TO BE DONE
Word for word, print each line of the listing below; pictures stay out.

GIVEN MATERIAL
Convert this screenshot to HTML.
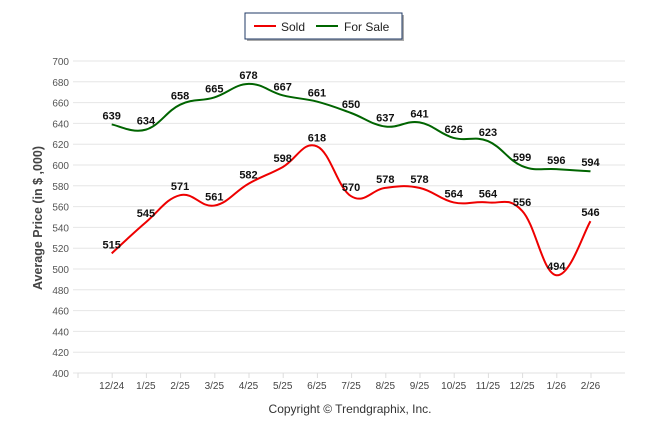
<!DOCTYPE html>
<html><head><meta charset="utf-8"><style>
body{margin:0;background:#fff;font-family:"Liberation Sans",Arial,sans-serif}
svg text{font-family:"Liberation Sans",Arial,sans-serif}
</style></head><body>
<svg id="c" width="646" height="434" viewBox="0 0 646 434">
<g>
<rect x="247" y="15" width="157" height="26" fill="#555" opacity="0.5"/>
<rect x="245" y="13" width="157" height="26" fill="#fff" stroke="#1f3864" stroke-width="1"/>
<line x1="254" y1="26" x2="276" y2="26" stroke="#e00" stroke-width="2"/>
<text x="281" y="31" font-size="12" fill="#222">Sold</text>
<line x1="316" y1="26" x2="338" y2="26" stroke="#060" stroke-width="2"/>
<text x="344" y="31" font-size="12" fill="#222">For Sale</text>
</g>
<g id="grid"></g><g id="series"></g>
<text transform="translate(42,218) rotate(-90)" text-anchor="middle" font-size="12.5" font-weight="bold" fill="#444">Average Price (in $ ,000)</text>
<text x="350" y="413" text-anchor="middle" font-size="12" fill="#333">Copyright © Trendgraphix, Inc.</text>
</svg>
<script>
const categories=["12/24","1/25","2/25","3/25","4/25","5/25","6/25","7/25","8/25","9/25","10/25","11/25","12/25","1/26","2/26"];
const sold=[515,545,571,561,582,598,618,570,578,578,564,564,556,494,546];
const forSale=[639,634,658,665,678,667,661,650,637,641,626,623,599,596,594];
const yTicks=[400,420,440,460,480,500,520,540,560,580,600,620,640,660,680,700];
const NS="http://www.w3.org/2000/svg";
const x=i=>111.7+i*34.2, y=v=>373-(v-400)*1.04;
function mk(t,a,p){const e=document.createElementNS(NS,t);for(const k in a)e.setAttribute(k,a[k]);p.appendChild(e);return e;}
const g=document.getElementById('grid'), s=document.getElementById('series');
yTicks.forEach(v=>{
 const l=mk('line',{x1:73,x2:625,y1:y(v),y2:y(v),stroke:'#e6e6e6'},g);
 
 
 const t=mk('text',{x:69,y:y(v)+4,'text-anchor':'end','font-size':10,fill:'#555'},g);t.textContent=v;
 
 
});
mk('line',{x1:77.5,x2:625,y1:373,y2:373,stroke:'#e0e0e0'},g);
for(let i=-1;i<categories.length;i++){mk('line',{x1:x(i)+0.5,x2:x(i)+0.5,y1:373,y2:378,stroke:'#ddd'},g);}
categories.forEach((c,i)=>{const t=mk('text',{x:x(i),y:389,'text-anchor':'middle','font-size':10,fill:'#444'},g);t.textContent=c;
 
 });
function path(vals){const p=vals.map((v,i)=>[x(i),y(v)]);let d='M'+p[0];const k=0.2;
 for(let i=0;i<p.length-1;i++){const a=p[i-1]||p[i],b=p[i],c=p[i+1],e=p[i+2]||c;
 d+=' C'+(b[0]+(c[0]-a[0])*k)+','+(b[1]+(c[1]-a[1])*k)+' '+(c[0]-(e[0]-b[0])*k)+','+(c[1]-(e[1]-b[1])*k)+' '+c[0]+','+c[1];}return d;}
[[forSale,'#006400','for-sale'],[sold,'#ee0000','sold']].forEach(([vals,col,nm])=>{
 const pth=mk('path',{d:path(vals),fill:'none',stroke:col,'stroke-width':2},s);
 
 
 vals.forEach((v,i)=>{const t=mk('text',{x:x(i),y:y(v)-5,'text-anchor':'middle','font-size':11,'font-weight':'bold',fill:'#111'},s);t.textContent=v;
 
 });
});
</script>
</body></html>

CORRECT RESULT
Convert this screenshot to HTML.
<!DOCTYPE html>
<html><head><meta charset="utf-8"><style>
body{margin:0;background:#fff;font-family:"Liberation Sans",Arial,sans-serif}
svg text{font-family:"Liberation Sans",Arial,sans-serif}
</style></head><body>
<svg id="c" width="646" height="434" viewBox="0 0 646 434">
<g>
<rect x="247" y="15" width="157" height="26" fill="#555" opacity="0.5"/>
<rect x="245" y="13" width="157" height="26" fill="#fff" stroke="#1f3864" stroke-width="1"/>
<line x1="254" y1="26" x2="276" y2="26" stroke="#e00" stroke-width="2"/>
<text x="281" y="31" font-size="12" fill="#222">Sold</text>
<line x1="316" y1="26" x2="338" y2="26" stroke="#060" stroke-width="2"/>
<text x="344" y="31" font-size="12" fill="#222">For Sale</text>
</g>
<g id="grid"></g><g id="series"></g>
<text transform="translate(42,218) rotate(-90)" text-anchor="middle" font-size="12.5" font-weight="bold" fill="#444">Average Price (in $ ,000)</text>
<text x="350" y="413" text-anchor="middle" font-size="12" fill="#333">Copyright © Trendgraphix, Inc.</text>
</svg>
<script>
const categories=["12/24","1/25","2/25","3/25","4/25","5/25","6/25","7/25","8/25","9/25","10/25","11/25","12/25","1/26","2/26"];
const sold=[515,545,571,561,582,598,618,570,578,578,564,564,556,494,546];
const forSale=[639,634,658,665,678,667,661,650,637,641,626,623,599,596,594];
const yTicks=[400,420,440,460,480,500,520,540,560,580,600,620,640,660,680,700];
const NS="http://www.w3.org/2000/svg";
const x=i=>111.7+i*34.2, y=v=>373-(v-400)*1.04;
function mk(t,a,p){const e=document.createElementNS(NS,t);for(const k in a)e.setAttribute(k,a[k]);p.appendChild(e);return e;}
const g=document.getElementById('grid'), s=document.getElementById('series');
yTicks.forEach(v=>{
 const l=mk('line',{x1:73,x2:625,y1:y(v),y2:y(v),stroke:'#e6e6e6'},g);
 
 
 const t=mk('text',{x:69,y:y(v)+4,'text-anchor':'end','font-size':10,fill:'#555'},g);t.textContent=v;
 
 
});
mk('line',{x1:77.5,x2:625,y1:373,y2:373,stroke:'#e0e0e0'},g);
for(let i=-1;i<categories.length;i++){mk('line',{x1:x(i)+0.5,x2:x(i)+0.5,y1:373,y2:378,stroke:'#ddd'},g);}
categories.forEach((c,i)=>{const t=mk('text',{x:x(i),y:389,'text-anchor':'middle','font-size':10,fill:'#444'},g);t.textContent=c;
 
 });
function path(vals){const p=vals.map((v,i)=>[x(i),y(v)]);let d='M'+p[0];const k=0.2;
 for(let i=0;i<p.length-1;i++){const a=p[i-1]||p[i],b=p[i],c=p[i+1],e=p[i+2]||c;
 d+=' C'+(b[0]+(c[0]-a[0])*k)+','+(b[1]+(c[1]-a[1])*k)+' '+(c[0]-(e[0]-b[0])*k)+','+(c[1]-(e[1]-b[1])*k)+' '+c[0]+','+c[1];}return d;}
[[forSale,'#006400','for-sale'],[sold,'#ee0000','sold']].forEach(([vals,col,nm])=>{
 const pth=mk('path',{d:path(vals),fill:'none',stroke:col,'stroke-width':2},s);
 
 
 vals.forEach((v,i)=>{const t=mk('text',{x:x(i),y:y(v)-5,'text-anchor':'middle','font-size':11,'font-weight':'bold',fill:'#111'},s);t.textContent=v;
 
 });
});
</script>
</body></html>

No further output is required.